DATA BLOCK:

>> start

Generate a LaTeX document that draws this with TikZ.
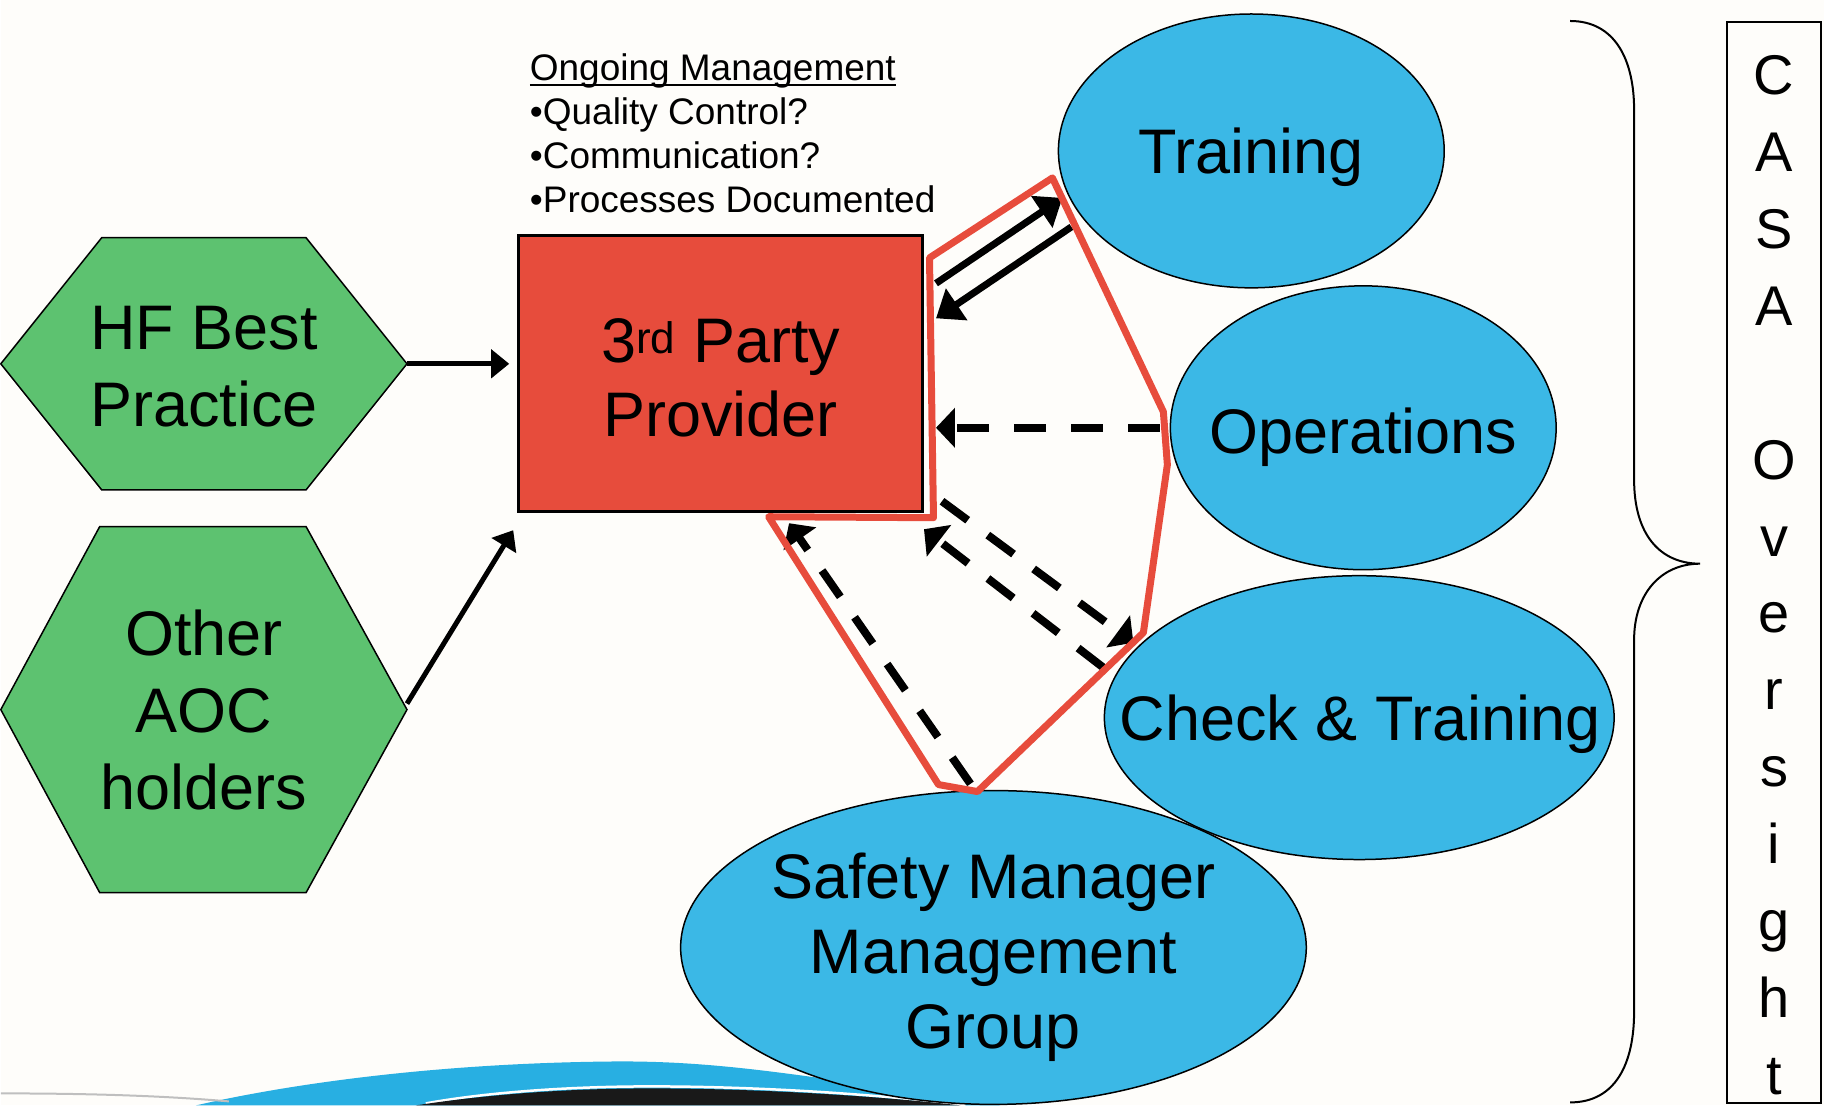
\documentclass[tikz,border=0pt]{standalone}
\usepackage{fontspec}
\setmainfont{Liberation Sans}
\usetikzlibrary{shapes.geometric,arrows.meta,calc}
\pgfdeclarelayer{back}
\pgfsetlayers{back,main}
\definecolor{pagebg}{RGB}{254,253,250}
\definecolor{hexgreen}{RGB}{93,194,112}
\definecolor{partyred}{RGB}{231,76,60}
\definecolor{ellblue}{RGB}{59,184,230}
\definecolor{swooshblue}{RGB}{40,175,226}
\newcommand\mybig{\fontsize{63}{74}\selectfont}
\newcommand\mybighex{\fontsize{63}{77}\selectfont}
\newcommand\mybigb{\fontsize{63}{75}\selectfont}
\newcommand\mysmall{\fontsize{37}{44}\selectfont}
\newcommand\mycasa{\fontsize{56}{77}\selectfont}
\newcommand\myul[1]{\setbox0\hbox{#1}\rlap{\rule[-5pt]{\wd0}{2pt}}\box0}
\begin{document}
\begin{tikzpicture}[x=1pt,y=-1pt,
  hexbox/.style={inner sep=0pt},
  hexline/.style={fill=hexgreen, draw=black, line width=1.5pt, line join=miter},
  ellbox/.style={ellipse, fill=ellblue, draw=black, line width=1.5pt, inner sep=0pt},
  bigtext/.style={font=\mybig, inner sep=0pt, anchor=base},
  blocktext/.style={inner sep=0pt, align=center},
  solidarrow/.style={line width=7pt, -{Triangle[length=25pt,width=37pt]}},
  thinarrow/.style={line width=5pt, -{Triangle[length=18pt,width=28pt]}},
  dasharrow/.style={line width=8pt, dash pattern=on 32pt off 25pt, -{Triangle[length=19pt,width=39pt]}},
  redline/.style={draw=partyred, line width=7pt, line join=round}
]
\begin{pgfonlayer}{back}
\fill[pagebg] (0,0) rectangle (1824,1106);
\fill[swooshblue] (195,1106) .. controls (300,1082) and (450,1063) .. (620,1062) .. controls (720,1062) and (800,1075) .. (1000,1106) -- cycle;
\draw[white, line width=2.5pt] (425,1104) .. controls (480,1094) and (560,1087) .. (650,1087) .. controls (760,1087) and (880,1095) .. (965,1106);
\fill[black!90] (415,1106) .. controls (480,1096) and (560,1089) .. (650,1089) .. controls (760,1089) and (880,1097) .. (960,1106) -- cycle;
\draw[gray!50, line width=2pt] (0,1094) .. controls (100,1094) and (170,1097) .. (228,1102);
\end{pgfonlayer}
\useasboundingbox (0,0) rectangle (1824,1106);

% hexagons
\node[hexbox, minimum width=406pt, minimum height=252pt] (hf) at (203,364) {};
\node[hexbox, minimum width=406pt, minimum height=366pt] (aoc) at (203,710) {};
\begin{pgfonlayer}{back}
\path[hexline] (hf.west) -- ([xshift=101pt]hf.north west) -- ([xshift=-101pt]hf.north east) -- (hf.east) -- ([xshift=-101pt]hf.south east) -- ([xshift=101pt]hf.south west) -- cycle;
\path[hexline] (aoc.west) -- ([xshift=99pt]aoc.north west) -- ([xshift=-101pt]aoc.north east) -- (aoc.east) -- ([xshift=-101pt]aoc.south east) -- ([xshift=99pt]aoc.south west) -- cycle;
\end{pgfonlayer}
\node[blocktext, font=\mybighex] (hflbl) at (203,367) {HF Best\\Practice};
\node[blocktext, font=\mybighex] (aoclbl) at (203,710) {Other\\AOC\\holders};

% 3rd party
\node[fill=partyred, draw=black, line width=3pt, minimum width=404pt, minimum height=276pt, inner sep=0pt] (party) at (720,374) {};
\node[blocktext, font=\mybig] (partylbl) at (720,378) {3\textsuperscript{rd} Party\\Provider};

% ongoing text
\node[anchor=north west, align=left, inner sep=0pt, font=\mysmall] (ongoing) at (529,54) {\myul{Ongoing Management}\\•Quality Control?\\•Communication?\\•Processes Documented};

% ellipses
\node[ellbox, minimum width=386pt, minimum height=274pt] (train) at (1251,151) {};
\node[ellbox, minimum width=386pt, minimum height=284pt] (ops) at (1363,428) {};
\node[ellbox, minimum width=510pt, minimum height=284pt] (check) at (1359,718) {};
\node[ellbox, minimum width=626pt, minimum height=314pt] (safety) at (993,948) {};

\node[bigtext] (trainlbl) at (1251,174) {Training};
\node[bigtext] (opslbl) at (1363,454) {Operations};
\node[bigtext] (checklbl) at (1360,741) {Check \& Training};
\node[inner sep=0pt, anchor=north, align=center, font=\mybigb] (safetylbl) at (993,853) {Safety Manager\\Management\\Group};

% arrows
\draw[thinarrow] (hf.east) -- ([xshift=-8pt]party.west |- hf.east);
\draw[thinarrow] ([yshift=6pt]aoc.east) -- ([xshift=-4pt,yshift=-17pt]party.south west);
\draw[solidarrow] ($(party.north east)+(12,49)$) -- ($(train)+(-189,47)$);
\draw[solidarrow] ($(train)+(-180,76)$) -- ($(party.north east)+(12,84)$);
\draw[dasharrow] ([xshift=-10pt]ops.west) -- ([xshift=12pt]party.east |- ops.west);
\draw[dasharrow] ($(party.south east)+(18,-12)$) -- ($(check)+(-226,-75)$);
\draw[dasharrow] ($(check)+(-256,-50)$) -- ($(party.south east)+(0,16)$);
\draw[dasharrow] ([xshift=-23pt,yshift=6pt]safety.north) -- ($(party.south west)+(272,10)$);

% red outline
\draw[redline] (929,258) -- (1052,178) -- (1163,412) -- (1167,465) -- (1143,633) -- (977,792) -- (938,785) -- (768,517) -- (933,518) -- cycle;

% brace
\draw[line width=2pt] (1570,21) .. controls (1615,21) and (1634,60) .. (1634,110) -- (1634,480) .. controls (1634,535) and (1660,564) .. (1700,564) .. controls (1660,564) and (1634,595) .. (1634,640) -- (1634,1012) .. controls (1634,1065) and (1615,1103) .. (1570,1103);

% CASA box
\node[draw=black, line width=2pt, minimum width=94pt, minimum height=1082pt, inner sep=0pt] (casabox) at (1774,563) {};
\node[anchor=north, align=center, inner sep=0pt, font=\mycasa] (casa) at (1774,55) {C\\A\\S\\A\\\mbox{}\\O\\v\\e\\r\\s\\i\\g\\h\\t};
\end{tikzpicture}
\end{document}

>> end

REQUEST: Write out the listing word for word, omitting the pictures it holds.

RESPONSE TO THIS TASK:
Generate a LaTeX document that draws this with TikZ.
\documentclass[tikz,border=0pt]{standalone}
\usepackage{fontspec}
\setmainfont{Liberation Sans}
\usetikzlibrary{shapes.geometric,arrows.meta,calc}
\pgfdeclarelayer{back}
\pgfsetlayers{back,main}
\definecolor{pagebg}{RGB}{254,253,250}
\definecolor{hexgreen}{RGB}{93,194,112}
\definecolor{partyred}{RGB}{231,76,60}
\definecolor{ellblue}{RGB}{59,184,230}
\definecolor{swooshblue}{RGB}{40,175,226}
\newcommand\mybig{\fontsize{63}{74}\selectfont}
\newcommand\mybighex{\fontsize{63}{77}\selectfont}
\newcommand\mybigb{\fontsize{63}{75}\selectfont}
\newcommand\mysmall{\fontsize{37}{44}\selectfont}
\newcommand\mycasa{\fontsize{56}{77}\selectfont}
\newcommand\myul[1]{\setbox0\hbox{#1}\rlap{\rule[-5pt]{\wd0}{2pt}}\box0}
\begin{document}
\begin{tikzpicture}[x=1pt,y=-1pt,
  hexbox/.style={inner sep=0pt},
  hexline/.style={fill=hexgreen, draw=black, line width=1.5pt, line join=miter},
  ellbox/.style={ellipse, fill=ellblue, draw=black, line width=1.5pt, inner sep=0pt},
  bigtext/.style={font=\mybig, inner sep=0pt, anchor=base},
  blocktext/.style={inner sep=0pt, align=center},
  solidarrow/.style={line width=7pt, -{Triangle[length=25pt,width=37pt]}},
  thinarrow/.style={line width=5pt, -{Triangle[length=18pt,width=28pt]}},
  dasharrow/.style={line width=8pt, dash pattern=on 32pt off 25pt, -{Triangle[length=19pt,width=39pt]}},
  redline/.style={draw=partyred, line width=7pt, line join=round}
]
\begin{pgfonlayer}{back}
\fill[pagebg] (0,0) rectangle (1824,1106);
\fill[swooshblue] (195,1106) .. controls (300,1082) and (450,1063) .. (620,1062) .. controls (720,1062) and (800,1075) .. (1000,1106) -- cycle;
\draw[white, line width=2.5pt] (425,1104) .. controls (480,1094) and (560,1087) .. (650,1087) .. controls (760,1087) and (880,1095) .. (965,1106);
\fill[black!90] (415,1106) .. controls (480,1096) and (560,1089) .. (650,1089) .. controls (760,1089) and (880,1097) .. (960,1106) -- cycle;
\draw[gray!50, line width=2pt] (0,1094) .. controls (100,1094) and (170,1097) .. (228,1102);
\end{pgfonlayer}
\useasboundingbox (0,0) rectangle (1824,1106);

% hexagons
\node[hexbox, minimum width=406pt, minimum height=252pt] (hf) at (203,364) {};
\node[hexbox, minimum width=406pt, minimum height=366pt] (aoc) at (203,710) {};
\begin{pgfonlayer}{back}
\path[hexline] (hf.west) -- ([xshift=101pt]hf.north west) -- ([xshift=-101pt]hf.north east) -- (hf.east) -- ([xshift=-101pt]hf.south east) -- ([xshift=101pt]hf.south west) -- cycle;
\path[hexline] (aoc.west) -- ([xshift=99pt]aoc.north west) -- ([xshift=-101pt]aoc.north east) -- (aoc.east) -- ([xshift=-101pt]aoc.south east) -- ([xshift=99pt]aoc.south west) -- cycle;
\end{pgfonlayer}
\node[blocktext, font=\mybighex] (hflbl) at (203,367) {HF Best\\Practice};
\node[blocktext, font=\mybighex] (aoclbl) at (203,710) {Other\\AOC\\holders};

% 3rd party
\node[fill=partyred, draw=black, line width=3pt, minimum width=404pt, minimum height=276pt, inner sep=0pt] (party) at (720,374) {};
\node[blocktext, font=\mybig] (partylbl) at (720,378) {3\textsuperscript{rd} Party\\Provider};

% ongoing text
\node[anchor=north west, align=left, inner sep=0pt, font=\mysmall] (ongoing) at (529,54) {\myul{Ongoing Management}\\•Quality Control?\\•Communication?\\•Processes Documented};

% ellipses
\node[ellbox, minimum width=386pt, minimum height=274pt] (train) at (1251,151) {};
\node[ellbox, minimum width=386pt, minimum height=284pt] (ops) at (1363,428) {};
\node[ellbox, minimum width=510pt, minimum height=284pt] (check) at (1359,718) {};
\node[ellbox, minimum width=626pt, minimum height=314pt] (safety) at (993,948) {};

\node[bigtext] (trainlbl) at (1251,174) {Training};
\node[bigtext] (opslbl) at (1363,454) {Operations};
\node[bigtext] (checklbl) at (1360,741) {Check \& Training};
\node[inner sep=0pt, anchor=north, align=center, font=\mybigb] (safetylbl) at (993,853) {Safety Manager\\Management\\Group};

% arrows
\draw[thinarrow] (hf.east) -- ([xshift=-8pt]party.west |- hf.east);
\draw[thinarrow] ([yshift=6pt]aoc.east) -- ([xshift=-4pt,yshift=-17pt]party.south west);
\draw[solidarrow] ($(party.north east)+(12,49)$) -- ($(train)+(-189,47)$);
\draw[solidarrow] ($(train)+(-180,76)$) -- ($(party.north east)+(12,84)$);
\draw[dasharrow] ([xshift=-10pt]ops.west) -- ([xshift=12pt]party.east |- ops.west);
\draw[dasharrow] ($(party.south east)+(18,-12)$) -- ($(check)+(-226,-75)$);
\draw[dasharrow] ($(check)+(-256,-50)$) -- ($(party.south east)+(0,16)$);
\draw[dasharrow] ([xshift=-23pt,yshift=6pt]safety.north) -- ($(party.south west)+(272,10)$);

% red outline
\draw[redline] (929,258) -- (1052,178) -- (1163,412) -- (1167,465) -- (1143,633) -- (977,792) -- (938,785) -- (768,517) -- (933,518) -- cycle;

% brace
\draw[line width=2pt] (1570,21) .. controls (1615,21) and (1634,60) .. (1634,110) -- (1634,480) .. controls (1634,535) and (1660,564) .. (1700,564) .. controls (1660,564) and (1634,595) .. (1634,640) -- (1634,1012) .. controls (1634,1065) and (1615,1103) .. (1570,1103);

% CASA box
\node[draw=black, line width=2pt, minimum width=94pt, minimum height=1082pt, inner sep=0pt] (casabox) at (1774,563) {};
\node[anchor=north, align=center, inner sep=0pt, font=\mycasa] (casa) at (1774,55) {C\\A\\S\\A\\\mbox{}\\O\\v\\e\\r\\s\\i\\g\\h\\t};
\end{tikzpicture}
\end{document}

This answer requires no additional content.